*EXERCISE BRIEF*. Spot each line that carries the word "matplotlib"; copy those lines.

(begin)

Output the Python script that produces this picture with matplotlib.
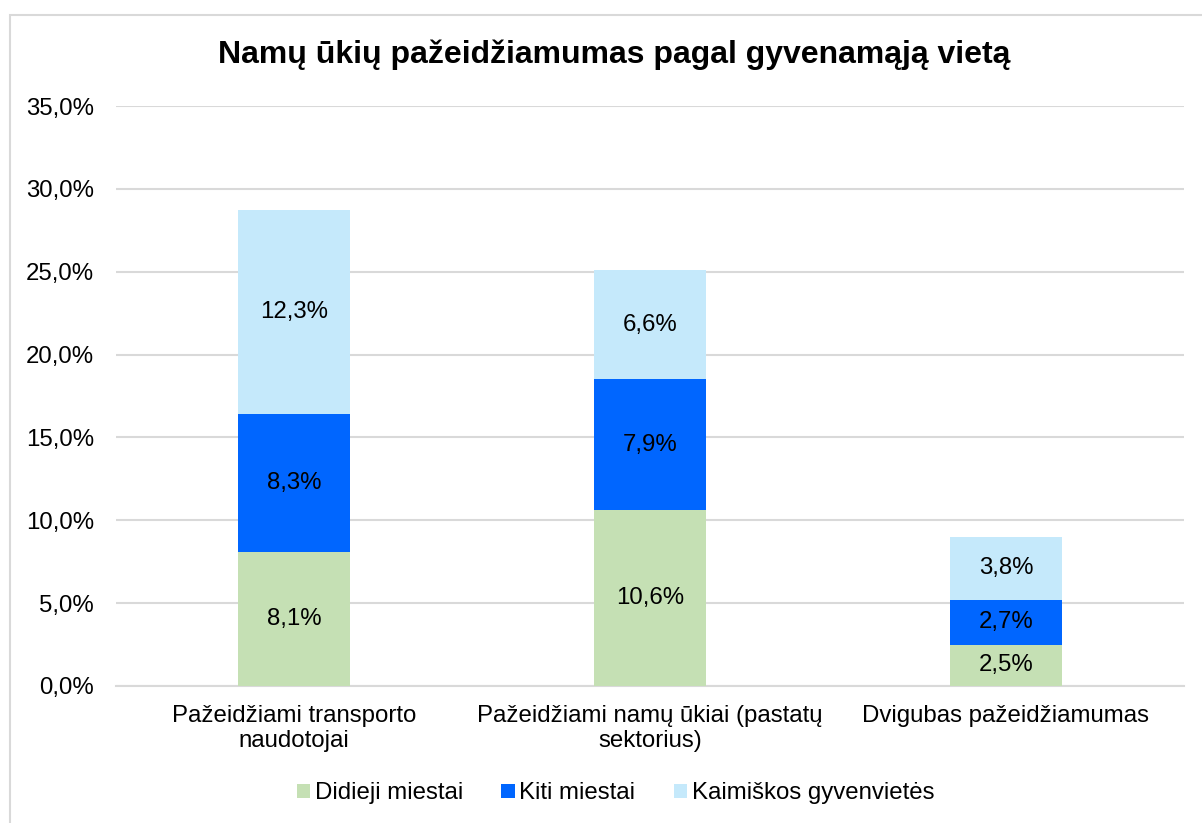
import matplotlib
matplotlib.use("Agg")
import matplotlib.pyplot as plt
from matplotlib.patches import Rectangle
import numpy as np

plt.rcParams["font.family"] = ["Liberation Sans", "DejaVu Sans"]

categories = ["Pažeidžiami transporto\nnaudotojai",
              "Pažeidžiami namų ūkiai (pastatų\nsektorius)",
              "Dvigubas pažeidžiamumas"]
series_names = ["Didieji miestai", "Kiti miestai", "Kaimiškos gyvenvietės"]
didieji = [8.1, 10.6, 2.5]
kiti = [8.3, 7.9, 2.7]
kaimiskos = [12.3, 6.6, 3.8]
colors = ["#C5E0B4", "#0066FF", "#C5E9FB"]
yticks = [0, 5, 10, 15, 20, 25, 30, 35]


def fmt(v):
    return f"{v:.1f}%".replace(".", ",")


fig = plt.figure(figsize=(12.02, 8.23), dpi=100)
ax = fig.add_axes([0.0965, 0.1665, 0.8885, 0.7047])

# chart border (cut by the image edges)
fig.patches.append(Rectangle((10 / 1202, -0.1), 1.2, 1 - 15 / 823 + 0.1,
                             transform=fig.transFigure, fill=False,
                             edgecolor="#D9D9D9", linewidth=1.5))

x = np.arange(len(categories))
bottom = np.zeros(len(categories))
for name, vals, c in zip(series_names, [didieji, kiti, kaimiskos], colors):
    bars = ax.bar(x, vals, width=0.315, bottom=bottom, color=c, label=name, zorder=3)
    for b, v in zip(bars, vals):
        ax.text(b.get_x() + b.get_width() / 2, b.get_y() + v / 2, fmt(v),
                ha="center", va="center", fontsize=17.3, color="black", zorder=4)
    bottom += np.array(vals)

ax.set_xlim(-0.5, len(categories) - 0.5)
ax.set_ylim(0, 35)
ax.set_yticks(yticks)
ax.set_yticklabels([fmt(t) for t in yticks], fontsize=17.3)
ax.set_xticks(x)
ax.set_xticklabels(categories, fontsize=17.3, linespacing=1.15)
ax.tick_params(axis="x", length=0, pad=14)
ax.tick_params(axis="y", length=0, pad=16)
ax.grid(axis="y", color="#D9D9D9", linewidth=1.5, zorder=0)
for s in ["top", "right", "left"]:
    ax.spines[s].set_visible(False)
ax.spines["bottom"].set_color("#D9D9D9")
ax.spines["bottom"].set_linewidth(1.5)

fig.text(0.511, 0.933, "Namų ūkių pažeidžiamumas pagal gyvenamąją vietą",
         ha="center", va="center", fontsize=23, fontweight="bold")

fig.legend(loc="center", bbox_to_anchor=(0.512, 0.036), ncol=3, frameon=False,
           fontsize=17.3, handlelength=0.55, handleheight=0.55, handletextpad=0.2,
           columnspacing=1.6)

fig.savefig("out.png", dpi=100)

(end)

*EXPECTED OUTPUT*.
Output the Python script that produces this picture with matplotlib.
import matplotlib
matplotlib.use("Agg")
import matplotlib.pyplot as plt
from matplotlib.patches import Rectangle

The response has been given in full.